Where's Microsoft 365 Headed Next? The Managed Desktop
Microsoft’s 365 suite is the company’s latest play into offering its products as a service, rather than a one-time license. Following on the massive success of Office 365, Microsoft 365 brings into the fold Windows, device management, and security to be a complete solution for a company’s ‘modern office’ requirements.
But where is the service heading next? While Microsoft doesn’t reveal its plans publicly, the company’s job postings often give us hints about what’s coming down the pipeline.
A few days ago, Microsoft posted several new open positions that highlight that the company is gearing up to launch a Managed Desktop service or MMD. The job description states “Microsoft 365 Managed Desktop (MMD) is a new, per-user subscription service that enables customers with devices that can take advantage of the latest productivity tools and technologies (Device as a Service) in a secure, monitored, and supported IT environment (IT as a Service).”

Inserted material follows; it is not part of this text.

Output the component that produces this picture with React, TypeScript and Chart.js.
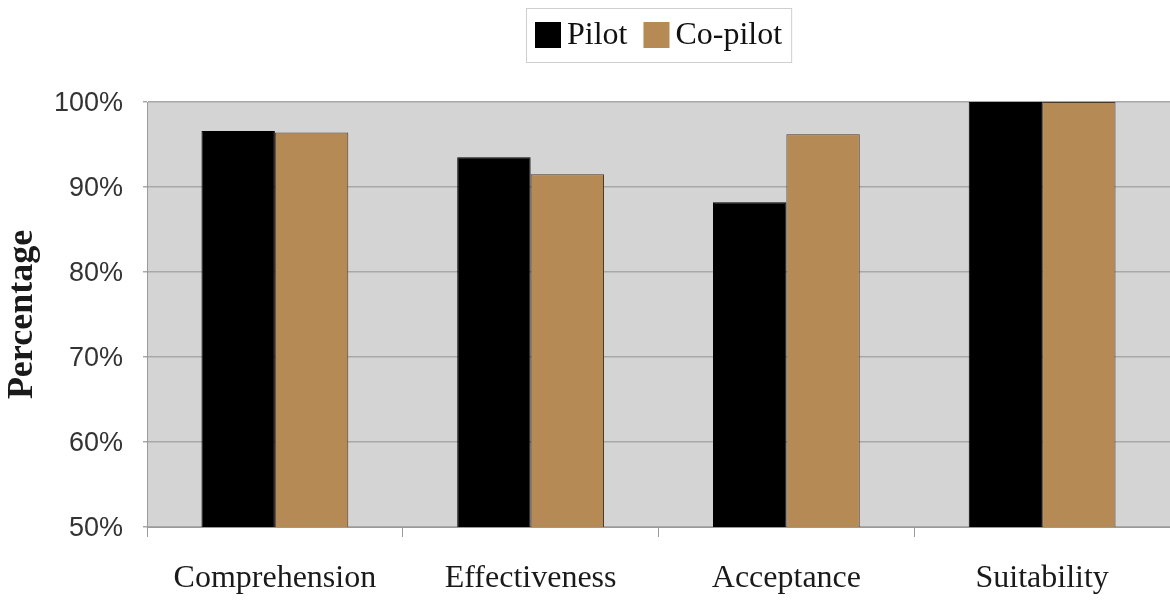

Say Goodbye to Traditional PC Lifecycle Management
Traditional IT tools, including Microsoft SCCM, Ghost Solution Suite, and KACE, often require considerable custom configurations by T3 technicians (an expensive and often elusive IT resource) to enable management of a hybrid onsite + remote workforce. In many cases, even with the best resources, organizations are finding that these on-premise tools simply cannot support remote endpoints consistently and reliably due to infrastructure limitations.
The posting goes on to state that those who are hired for this role will use their learnings to “influence the Go to market strategy of this new and exciting service”.
Managed desktop services typically provide remote support for software and in this case, it’s likely related to Office and Windows for the end-user. It wouldn’t surprise me if this was limited to Surface hardware initially but also will eventually support OEM hardware as well. Further, a service like this typically involves a substantial investment which means that the company is likely gearing up for a broader launch possibly later this year.
Up until now, Microsoft had typically relied on Managed Service Providers (MSPs) for this functionality and washed their hands of digging this deep into the role of providing remote support. If this pilot program does make its way to general availability, I would expect many of the company’s MSP to be less than pleased by this new offering from Microsoft.
Pricing will also be a key aspect of how well, or poorly, this new service is received by the market. The job posting makes no indication of what the per-user fee will be but I suspect that the company will happily bundle this service in with other products to create a competitive package that is cheaper than the sum of its parts.
As of the time of this posting, this position is only showing up for positions in the United States as well as the United Kingdom. If this pilot program, as I’m told, is a success, fully expect it to roll-out to other regions in the near future.